## [Required task]
The listing below should be printed exactly, every line of it. Skip the pictures.

## [Data section]
◇ ◇ ◇
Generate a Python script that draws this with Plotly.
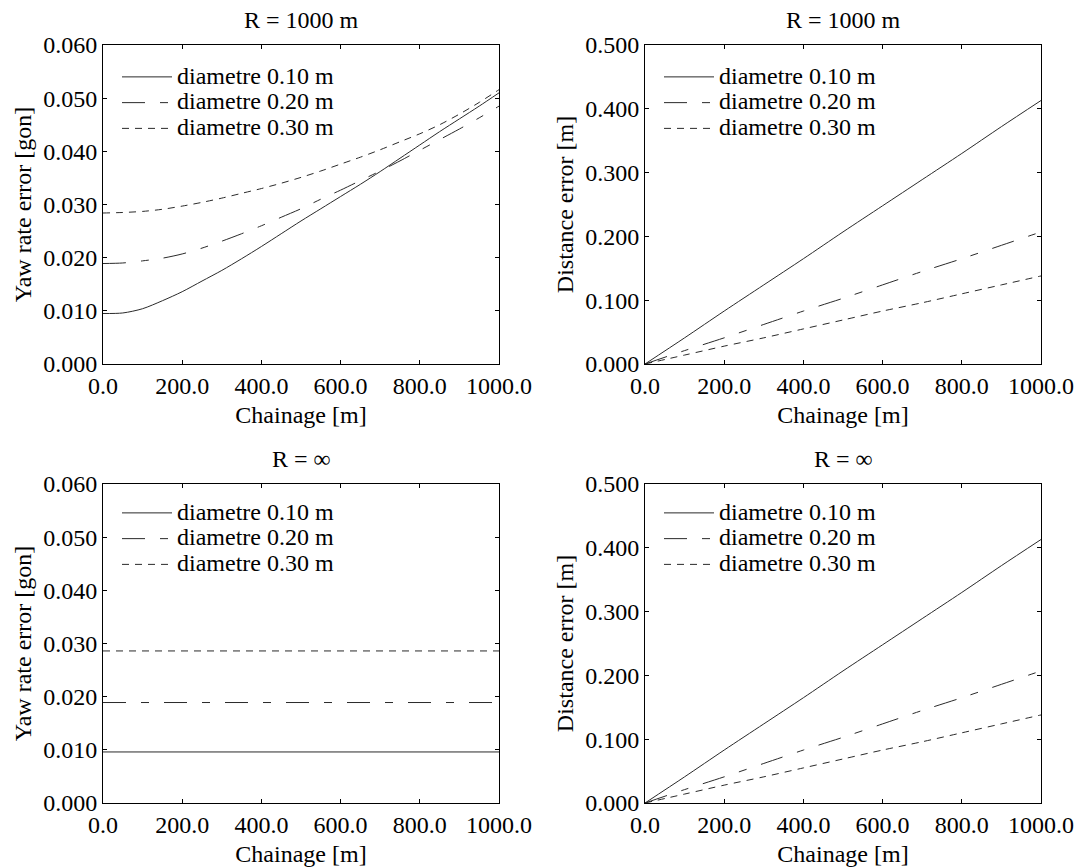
import plotly.graph_objects as go

# ---------------- data ----------------
chainage = [0, 50, 100, 150, 200, 250, 300, 350, 400, 450, 500,
            550, 600, 650, 700, 750, 800, 850, 900, 950, 1000]

yaw_r1000_d010 = [0.0095, 0.0096, 0.0104, 0.0119, 0.0136, 0.0156, 0.0176, 0.0198, 0.0221, 0.0245, 0.0269,
                  0.0292, 0.0315, 0.0338, 0.0362, 0.0387, 0.0412, 0.0437, 0.0461, 0.0485, 0.0510]
yaw_r1000_d020 = [0.0189, 0.0190, 0.0194, 0.0199, 0.0207, 0.0218, 0.0231, 0.0245, 0.0260, 0.0276, 0.0292,
                  0.0310, 0.0327, 0.0345, 0.0363, 0.0382, 0.0402, 0.0422, 0.0442, 0.0463, 0.0485]
yaw_r1000_d030 = [0.0284, 0.0285, 0.0287, 0.0291, 0.0297, 0.0304, 0.0312, 0.0321, 0.0330, 0.0340, 0.0351,
                  0.0363, 0.0376, 0.0389, 0.0403, 0.0418, 0.0433, 0.0450, 0.0470, 0.0492, 0.0516]

chainage_lin = [0, 100, 200, 300, 400, 500, 600, 700, 800, 900, 1000]
dist_d010 = [0.000, 0.041, 0.083, 0.124, 0.165, 0.207, 0.248, 0.289, 0.330, 0.372, 0.413]
dist_d020 = [0.000, 0.021, 0.041, 0.062, 0.083, 0.103, 0.124, 0.145, 0.165, 0.186, 0.207]
dist_d030 = [0.000, 0.014, 0.028, 0.041, 0.055, 0.069, 0.083, 0.096, 0.110, 0.124, 0.138]

chainage_const = [0, 1000]
yaw_inf_d010 = [0.0096, 0.0096]
yaw_inf_d020 = [0.0189, 0.0189]
yaw_inf_d030 = [0.0286, 0.0286]

series_names = ["diametre 0.10 m", "diametre 0.20 m", "diametre 0.30 m"]
panel_titles = ["R = 1000 m", "R = 1000 m", "R = ∞", "R = ∞"]
x_title = "Chainage [m]"
y_titles = ["Yaw rate error [gon]", "Distance error [m]",
            "Yaw rate error [gon]", "Distance error [m]"]

# ---------------- styling ----------------
W, H = 1078, 868
FONT = "Liberation Serif"
FS = 24
LEG_FS = 17.5          # controls legend row spacing
dashes = ["solid", "23px,15px,8px,15px", "7px,6px"]
line_color = "#2a2a2a"

# pixel frames of the four panels: (left, right, top, bottom)
frames = [(103, 499, 45, 364), (645, 1041, 45, 364),
          (103, 499, 484, 803), (645, 1041, 484, 803)]

fig = go.Figure()

panel_data = [
    (chainage, [yaw_r1000_d010, yaw_r1000_d020, yaw_r1000_d030]),
    (chainage_lin, [dist_d010, dist_d020, dist_d030]),
    (chainage_const, [yaw_inf_d010, yaw_inf_d020, yaw_inf_d030]),
    (chainage_lin, [dist_d010, dist_d020, dist_d030]),
]
legend_ids = ["legend", "legend2", "legend3", "legend4"]

for p, (xs, ys_list) in enumerate(panel_data):
    ax = "" if p == 0 else str(p + 1)
    for s, ys in enumerate(ys_list):
        fig.add_trace(go.Scatter(
            x=xs, y=ys, mode="lines",
            name="<span style='font-size:%dpx'>%s</span>" % (FS, series_names[s]),
            line=dict(color=line_color, width=1, dash=dashes[s],
                      shape="spline", smoothing=0.8),
            xaxis="x" + ax, yaxis="y" + ax, legend=legend_ids[p],
            showlegend=True,
        ))

layout = dict(
    template="none",
    width=W, height=H,
    margin=dict(l=0, r=0, t=0, b=0, autoexpand=False),
    paper_bgcolor="white", plot_bgcolor="white",
    font=dict(family=FONT, size=FS, color="black"),
    annotations=[],
)

y_ranges = [[0, 0.06], [0, 0.5], [0, 0.06], [0, 0.5]]
y_dticks = [0.01, 0.1, 0.01, 0.1]

for p, (l, r, t, b) in enumerate(frames):
    ax = "" if p == 0 else str(p + 1)
    xd = [l / W, r / W]
    yd = [(H - b) / H, (H - t) / H]
    layout["xaxis" + ax] = dict(
        domain=xd, range=[0, 1000], dtick=200, tick0=0, tickformat=".1f",
        showgrid=False, zeroline=False, showline=True, linecolor="black", linewidth=1,
        mirror="allticks", ticks="inside", ticklen=4, tickcolor="black",
        tickfont=dict(family=FONT, size=FS), anchor="y" + ax, automargin=False,
        title=dict(text=x_title, font=dict(family=FONT, size=FS), standoff=8),
    )
    layout["yaxis" + ax] = dict(
        domain=yd, range=y_ranges[p], dtick=y_dticks[p], tick0=0, tickformat=".3f",
        showgrid=False, zeroline=False, showline=True, linecolor="black", linewidth=1,
        mirror="allticks", ticks="inside", ticklen=4, tickcolor="black",
        tickfont=dict(family=FONT, size=FS), anchor="x" + ax, automargin=False,
        title=dict(text=y_titles[p], font=dict(family=FONT, size=FS), standoff=4),
    )
    # legend inside each panel
    leg_top = t + 14 if p < 2 else t + 11
    layout[legend_ids[p]] = dict(
        x=(l + 14) / W, y=(H - leg_top) / H, xanchor="left", yanchor="top",
        bgcolor="rgba(0,0,0,0)", borderwidth=0,
        font=dict(family=FONT, size=LEG_FS, color="black"),
        tracegroupgap=0, itemwidth=50,
    )
    layout["annotations"].append(dict(
        text=panel_titles[p], xref="paper", yref="paper",
        x=(l + r) / 2 / W, y=(H - (t - 25)) / H, xanchor="center", yanchor="middle",
        showarrow=False, font=dict(family=FONT, size=FS, color="black"),
    ))

fig.update_layout(**layout)
fig.write_html("out.html")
◇ ◇ ◇
## [Problem solution]
Generate a Python script that draws this with Plotly.
import plotly.graph_objects as go

# ---------------- data ----------------
chainage = [0, 50, 100, 150, 200, 250, 300, 350, 400, 450, 500,
            550, 600, 650, 700, 750, 800, 850, 900, 950, 1000]

yaw_r1000_d010 = [0.0095, 0.0096, 0.0104, 0.0119, 0.0136, 0.0156, 0.0176, 0.0198, 0.0221, 0.0245, 0.0269,
                  0.0292, 0.0315, 0.0338, 0.0362, 0.0387, 0.0412, 0.0437, 0.0461, 0.0485, 0.0510]
yaw_r1000_d020 = [0.0189, 0.0190, 0.0194, 0.0199, 0.0207, 0.0218, 0.0231, 0.0245, 0.0260, 0.0276, 0.0292,
                  0.0310, 0.0327, 0.0345, 0.0363, 0.0382, 0.0402, 0.0422, 0.0442, 0.0463, 0.0485]
yaw_r1000_d030 = [0.0284, 0.0285, 0.0287, 0.0291, 0.0297, 0.0304, 0.0312, 0.0321, 0.0330, 0.0340, 0.0351,
                  0.0363, 0.0376, 0.0389, 0.0403, 0.0418, 0.0433, 0.0450, 0.0470, 0.0492, 0.0516]

chainage_lin = [0, 100, 200, 300, 400, 500, 600, 700, 800, 900, 1000]
dist_d010 = [0.000, 0.041, 0.083, 0.124, 0.165, 0.207, 0.248, 0.289, 0.330, 0.372, 0.413]
dist_d020 = [0.000, 0.021, 0.041, 0.062, 0.083, 0.103, 0.124, 0.145, 0.165, 0.186, 0.207]
dist_d030 = [0.000, 0.014, 0.028, 0.041, 0.055, 0.069, 0.083, 0.096, 0.110, 0.124, 0.138]

chainage_const = [0, 1000]
yaw_inf_d010 = [0.0096, 0.0096]
yaw_inf_d020 = [0.0189, 0.0189]
yaw_inf_d030 = [0.0286, 0.0286]

series_names = ["diametre 0.10 m", "diametre 0.20 m", "diametre 0.30 m"]
panel_titles = ["R = 1000 m", "R = 1000 m", "R = ∞", "R = ∞"]
x_title = "Chainage [m]"
y_titles = ["Yaw rate error [gon]", "Distance error [m]",
            "Yaw rate error [gon]", "Distance error [m]"]

# ---------------- styling ----------------
W, H = 1078, 868
FONT = "Liberation Serif"
FS = 24
LEG_FS = 17.5          # controls legend row spacing
dashes = ["solid", "23px,15px,8px,15px", "7px,6px"]
line_color = "#2a2a2a"

# pixel frames of the four panels: (left, right, top, bottom)
frames = [(103, 499, 45, 364), (645, 1041, 45, 364),
          (103, 499, 484, 803), (645, 1041, 484, 803)]

fig = go.Figure()

panel_data = [
    (chainage, [yaw_r1000_d010, yaw_r1000_d020, yaw_r1000_d030]),
    (chainage_lin, [dist_d010, dist_d020, dist_d030]),
    (chainage_const, [yaw_inf_d010, yaw_inf_d020, yaw_inf_d030]),
    (chainage_lin, [dist_d010, dist_d020, dist_d030]),
]
legend_ids = ["legend", "legend2", "legend3", "legend4"]

for p, (xs, ys_list) in enumerate(panel_data):
    ax = "" if p == 0 else str(p + 1)
    for s, ys in enumerate(ys_list):
        fig.add_trace(go.Scatter(
            x=xs, y=ys, mode="lines",
            name="<span style='font-size:%dpx'>%s</span>" % (FS, series_names[s]),
            line=dict(color=line_color, width=1, dash=dashes[s],
                      shape="spline", smoothing=0.8),
            xaxis="x" + ax, yaxis="y" + ax, legend=legend_ids[p],
            showlegend=True,
        ))

layout = dict(
    template="none",
    width=W, height=H,
    margin=dict(l=0, r=0, t=0, b=0, autoexpand=False),
    paper_bgcolor="white", plot_bgcolor="white",
    font=dict(family=FONT, size=FS, color="black"),
    annotations=[],
)

y_ranges = [[0, 0.06], [0, 0.5], [0, 0.06], [0, 0.5]]
y_dticks = [0.01, 0.1, 0.01, 0.1]

for p, (l, r, t, b) in enumerate(frames):
    ax = "" if p == 0 else str(p + 1)
    xd = [l / W, r / W]
    yd = [(H - b) / H, (H - t) / H]
    layout["xaxis" + ax] = dict(
        domain=xd, range=[0, 1000], dtick=200, tick0=0, tickformat=".1f",
        showgrid=False, zeroline=False, showline=True, linecolor="black", linewidth=1,
        mirror="allticks", ticks="inside", ticklen=4, tickcolor="black",
        tickfont=dict(family=FONT, size=FS), anchor="y" + ax, automargin=False,
        title=dict(text=x_title, font=dict(family=FONT, size=FS), standoff=8),
    )
    layout["yaxis" + ax] = dict(
        domain=yd, range=y_ranges[p], dtick=y_dticks[p], tick0=0, tickformat=".3f",
        showgrid=False, zeroline=False, showline=True, linecolor="black", linewidth=1,
        mirror="allticks", ticks="inside", ticklen=4, tickcolor="black",
        tickfont=dict(family=FONT, size=FS), anchor="x" + ax, automargin=False,
        title=dict(text=y_titles[p], font=dict(family=FONT, size=FS), standoff=4),
    )
    # legend inside each panel
    leg_top = t + 14 if p < 2 else t + 11
    layout[legend_ids[p]] = dict(
        x=(l + 14) / W, y=(H - leg_top) / H, xanchor="left", yanchor="top",
        bgcolor="rgba(0,0,0,0)", borderwidth=0,
        font=dict(family=FONT, size=LEG_FS, color="black"),
        tracegroupgap=0, itemwidth=50,
    )
    layout["annotations"].append(dict(
        text=panel_titles[p], xref="paper", yref="paper",
        x=(l + r) / 2 / W, y=(H - (t - 25)) / H, xanchor="center", yanchor="middle",
        showarrow=False, font=dict(family=FONT, size=FS, color="black"),
    ))

fig.update_layout(**layout)
fig.write_html("out.html")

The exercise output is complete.